The very first images of what are believed to be external components of Apple's sixth-generation iPhone have emerged on the web. In case the published photos actually depict exterior of the next-generation iPhone, then the device will look and feel pretty much identically to the current iPhone 4/4S models. Still, there will be a number of important additions.
Based on the pictures of the backside and the front-side of the alleged smartphone from Apple published by 9to6Mac web-site, the sixth-generation iPhone will use unibody-like case with the metal antenna band "molded into the metal backplates". Such structure allows Apple to make the device thinner, lighter, stronger and more capacities for internal components, which number will increase provided that the company installs 4G/LTE support into its next-generation smartphone.
The next iPhone, if it is built they way the pictures claim it to be, might be "taller" than the current models, but will have the same width as the iPhone 4/4S. Apple will also get rid of the 30-pin connector used for charging and connecting the phone to personal computers and will introduce a new interface for connecting the gadget to PCs and power outlets. Finally, the company intends to place earphone jack on the bottom cornet of the device, which may not be a good idea at all, given the fact that iPhones are used like media players.

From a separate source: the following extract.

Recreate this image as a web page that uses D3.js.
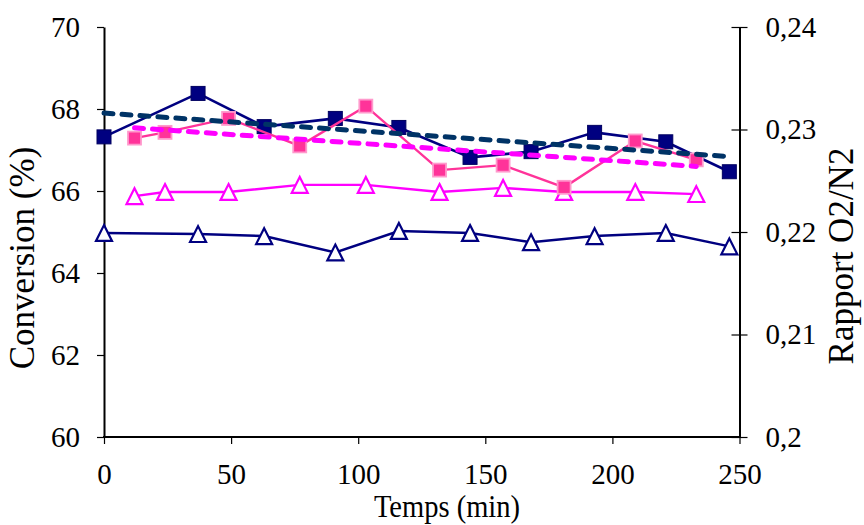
<!DOCTYPE html>
<html><head><meta charset="utf-8">
<script src="https://cdn.jsdelivr.net/npm/d3@7"></script>
<style>
body{margin:0;background:#fff}
svg text{font-family:"Liberation Serif","Times New Roman","DejaVu Serif",serif;fill:#000}
</style>
</head><body>
<svg id="c" width="864" height="525"></svg>
<script>
// ---- data ----
const navyTimes = [0, 37, 63, 91, 116, 144, 168, 193, 221, 246];
const pinkTimes = [12, 24, 49, 77, 103, 132, 157, 181, 209, 233];
const navyConversion = [67.32, 68.38, 67.57, 67.77, 67.55, 66.82, 66.96, 67.43, 67.20, 66.47];
const pinkConversion = [67.29, 67.43, 67.77, 67.10, 68.07, 66.51, 66.63, 66.09, 67.22, 66.76];
const navyRatio = [0.2199, 0.2198, 0.2196, 0.2180, 0.2201, 0.2199, 0.2190, 0.2196, 0.2199, 0.2186];
const pinkRatio = [0.2235, 0.2239, 0.2239, 0.2246, 0.2246, 0.2239, 0.2243, 0.2239, 0.2239, 0.2237];
const navyTrendTimes = [0, 246];
const navyTrendValues = [67.90, 66.84];
const pinkTrendTimes = [12, 233];
const pinkTrendValues = [67.54, 66.60];
const xTicks = [0, 50, 100, 150, 200, 250];
const leftTicks = [60, 62, 64, 66, 68, 70];
const rightTicks = [0.20, 0.21, 0.22, 0.23, 0.24];
const rightTickLabels = ["0,2", "0,21", "0,22", "0,23", "0,24"];
const xTitle = "Temps (min)";
const leftTitle = "Conversion (%)";
const rightTitle = "Rapport O2/N2";

// ---- layout ----
const FONT = "Liberation Serif, Times New Roman, DejaVu Serif, serif";
const L = 104, R = 739.5, T = 27, B = 437;
const svg = d3.select("#c");
const x = d3.scaleLinear().domain([0, 250]).range([L, R]);
const yL = d3.scaleLinear().domain([60, 70]).range([B, T]);
const yR = d3.scaleLinear().domain([0.20, 0.24]).range([B, T]);

const zip = (a, b) => a.map((v, i) => [v, b[i]]);
const navySq = zip(navyTimes, navyConversion);
const pinkSq = zip(pinkTimes, pinkConversion);
const navyTri = zip(navyTimes, navyRatio);
const pinkTri = zip(pinkTimes, pinkRatio);

const tickFont = 29;
function squeeze(sel, k) {
  sel.each(function () {
    const len = this.getComputedTextLength();
    d3.select(this).attr("textLength", len * k).attr("lengthAdjust", "spacingAndGlyphs");
  });
}

// axes
const gx = svg.append("g").attr("transform", `translate(0,${B})`)
  .call(d3.axisBottom(x).tickValues(xTicks).tickSizeInner(7).tickSizeOuter(0).tickPadding(19).tickFormat(d3.format("d")));
const gl = svg.append("g").attr("transform", `translate(${L},0)`)
  .call(d3.axisLeft(yL).tickValues(leftTicks).tickSizeInner(7).tickSizeOuter(0).tickPadding(17).tickFormat(d3.format("d")));
const gr = svg.append("g").attr("transform", `translate(${R},0)`)
  .call(d3.axisRight(yR).tickValues(rightTicks).tickSizeInner(8).tickSizeOuter(0).tickPadding(18)
    .tickFormat((d, i) => rightTickLabels[i]));
gr.selectAll(".tick line").attr("x1", -8).attr("x2", 8);
[gx, gl, gr].forEach(g => {
  g.attr("font-family", FONT).attr("font-size", tickFont);
  g.select(".domain").attr("stroke", "#000").attr("stroke-width", 2);
  g.selectAll(".tick line").attr("stroke", "#000").attr("stroke-width", 1.2);
  g.selectAll(".tick text").attr("font-size", tickFont).attr("font-family", FONT);
});
gx.select(".domain").attr("d", `M${L - 1},0H${R + 1}`);

// series
const line = (ys) => d3.line().x(d => x(d[0])).y(d => ys(d[1]));
const triPath = (cx, cy, s) => {
  const h = s * 0.866;
  return `M${cx},${cy - h / 2 - 1}L${cx + s / 2},${cy + h / 2 + 1}L${cx - s / 2},${cy + h / 2 + 1}Z`;
};

// navy triangles (right axis)
svg.append("path").datum(navyTri).attr("d", line(yR)).attr("fill", "none").attr("stroke", "#000080").attr("stroke-width", 2.5);
svg.append("g").selectAll("path").data(navyTri).join("path")
  .attr("d", d => triPath(x(d[0]), yR(d[1]), 16)).attr("fill", "#fff").attr("stroke", "#000080").attr("stroke-width", 2.2);

// pink triangles (right axis)
svg.append("path").datum(pinkTri).attr("d", line(yR)).attr("fill", "none").attr("stroke", "#FF00FF").attr("stroke-width", 2.4);
svg.append("g").selectAll("path").data(pinkTri).join("path")
  .attr("d", d => triPath(x(d[0]), yR(d[1]), 16)).attr("fill", "#fff").attr("stroke", "#FF00FF").attr("stroke-width", 2.2);

// navy squares (left axis)
svg.append("path").datum(navySq).attr("d", line(yL)).attr("fill", "none").attr("stroke", "#000080").attr("stroke-width", 2.6);
svg.append("g").selectAll("rect").data(navySq).join("rect")
  .attr("x", d => x(d[0]) - 7).attr("y", d => yL(d[1]) - 7).attr("width", 14).attr("height", 14)
  .attr("fill", "#000080").attr("stroke", "#000060").attr("stroke-width", 1);

// pink squares (left axis)
svg.append("path").datum(pinkSq).attr("d", line(yL)).attr("fill", "none").attr("stroke", "#FF3399").attr("stroke-width", 2.4);
svg.append("g").selectAll("rect").data(pinkSq).join("rect")
  .attr("x", d => x(d[0]) - 6.5).attr("y", d => yL(d[1]) - 6.5).attr("width", 13).attr("height", 13)
  .attr("fill", "#FF3399").attr("stroke", "#FF99CC").attr("stroke-width", 1.8);

// trend lines
svg.append("path").datum(zip(navyTrendTimes, navyTrendValues)).attr("d", line(yL))
  .attr("fill", "none").attr("stroke", "#003366").attr("stroke-width", 5)
  .attr("stroke-dasharray", "9,9").attr("stroke-linecap", "round");
svg.append("path").datum(zip(pinkTrendTimes, pinkTrendValues)).attr("d", line(yL))
  .attr("fill", "none").attr("stroke", "#FF00FF").attr("stroke-width", 5)
  .attr("stroke-dasharray", "9,9").attr("stroke-linecap", "round");

// titles
svg.append("text").attr("x", 447).attr("y", 517).attr("text-anchor", "middle")
  .attr("font-family", FONT).attr("font-size", 31).text(xTitle).call(squeeze, 0.92);
svg.append("text").attr("transform", "translate(34,258) rotate(-90)").attr("text-anchor", "middle")
  .attr("font-family", FONT).attr("font-size", 35).text(leftTitle);
svg.append("text").attr("transform", "translate(853,256) rotate(-90)").attr("text-anchor", "middle")
  .attr("font-family", FONT).attr("font-size", 35).text(rightTitle);
</script>
</body></html>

The web-site also reports that since the screen will get taller while retaining its width, its resolution will change to 1136*640, whereas the resulting size will be around 4". Keeping in mind that it is not easy to support additional resolutions on mobile devices - given the fact that programs have to look exactly the same as on all phones - the 1136*640 is theoretically possible, but 1920*1280 seems to make a lot more sense from competition point of view.
Since Apple knows how to keep its secrets, chances that the final design of the new iPhone has leaked are pretty thin. Firstly, Apple usually experiments with different versions of one product before initiating mass production. Secondly, Apple usually provides its partners non-final designs of their products in order to avoid leaks. Thirdly, many elements of what is claimed to be iPhone 5 just seem to strange and not-belonging to Apple style.
Apple did not comment on the news-story.